Staying connected to walls: Normally player would fall off wall if they ran along a convex, curved surface. To fix this, all I do is shove the player into the wall.

If player tilts stick away from wall, I turn this off to allow them to disconnect.

Wall Jumps: I cancel downward velocity, and add some velocity moving away from wall and velocity upward.

Balancing Wall Jumps: Because my character has high air control and lower gravity, she can easily return to a wall for another jump to keep gaining height, but its more fun when my levels are a challenge to climb, so I limited it.

Her wall jumps now drain a refilling power meter. The lower the power meter, the less high the jump. This allows me to let my player keep wall jumping without wrestling away control when power meter is low.

Grappling Hook

Node-based Attaching: When player presses the grapple input, they immediately hook onto a nearby “grapple node” in my game, prioritizing closeness to the center of the screen.

I make sure to place grapple points everywhere so this ability is always usable and allows some “spider manning” around.

This was a solution to a number of balance and comfort issues

  • It sucked looking up to aim grappling hook all the time.
  • Ability was too powerful when it could attach to any surface which led to…
  • …Ability becoming too boring when I tried balancing it by limiting hooks per jump

Rope pulls player to counter outward velocity: Velocity away from hookpoint is cancelled out when player reaches the max length of her rope.
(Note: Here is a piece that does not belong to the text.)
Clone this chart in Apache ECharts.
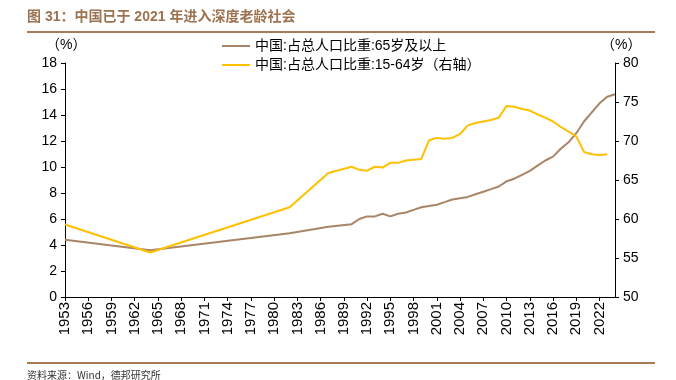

This naturally causes player movement to arc.

My reasoning for this is that a taught rope only resists a person moving away from its anchor point.

In practice, I do not outright set velocity going outward to 0, but rather begin moving player towards hook point when rope is taught. It gets more aggressive the farther outside of rope range she is.
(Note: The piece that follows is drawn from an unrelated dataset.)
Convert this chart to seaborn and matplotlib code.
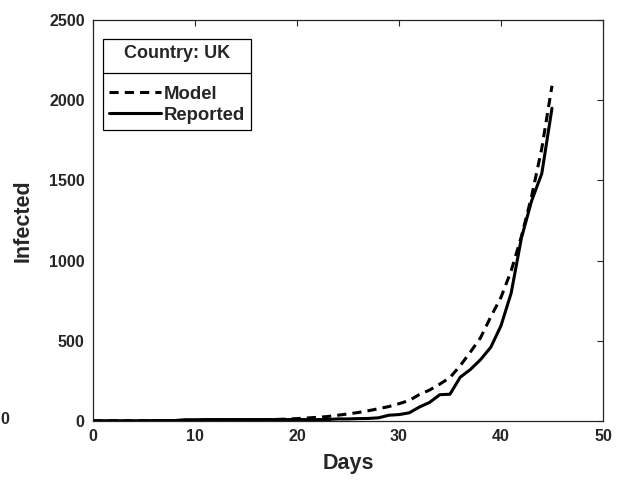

This makes it behave like a bungee cord and handle situations where she is shoved away from hook point.

Wrapping Rope Around Obstacles: …is a problem I chose to ignore. I thought it might be nice if being hooked to a point was kept simple.

Movement Input: Stick movement is added to player in a direction perpendicular to grapple rope to aid in swinging action, but only if rope is taught.

Gravity: …is applied as it normally is

Adjusting Rope Length: Player can adjust the length of the grapple rope at anytime. Logic described already handles player position afterwards:

  • Gravity pulls players away from anchor point if rope is slack.
  • rope pulls player towards anchor point if she is too far away.

Sliding

Accelerates player velocity down slopes. The direction is found by taking the floor normal and flattening it in the z-axis. This is enough for Unreal Characters, since they ignore z velocity while on the ground.

Steering causes velocity to carve just like in gliding.

Hovering

Fall Speed: Fall speed is interp-ed to a slow speed to smoothly cancel out a fall.

Floor Hovering: Because it’s cool. Hover pushes off the floors detected with a line trace.

Wall Boosting: Hover pushes players up wall if they press against them.

Balancing Continuous Hovering: I’m well aware with an ability like this people will complain platforming is trivialized. Hovering is tied to a recharging power bar in my game. Wall jumps use the same meter. Like wall jumps, hover gets less powerful as the meter is drained.

Balancing Glide Extension Exploit: For reasons hard to explain, hovering can be used to extend a gliders range quite far using very little glider power by carrying a high horizontal velocity through the air. A subtle nerf is to drag high horizontal speeds when hovering.

Conclusion

Most adventure games handle mobility in a lock and key fashion: grooved walls are for wall running, the occasional metal ring is for the grappling rope, etc.. with a rigid animation used to represent it.

This is a shame, since at the root of fun gameplay lies an interesting decision, and we so often rob that from players.

Veil aims to fix that by making velocity the common medium that all moves interact with; leaving their usage up to the player to get from point A to point B. With proper balance, levels become an array of choices.

This is different from player expression; I believe experimentation and choice is core to fun.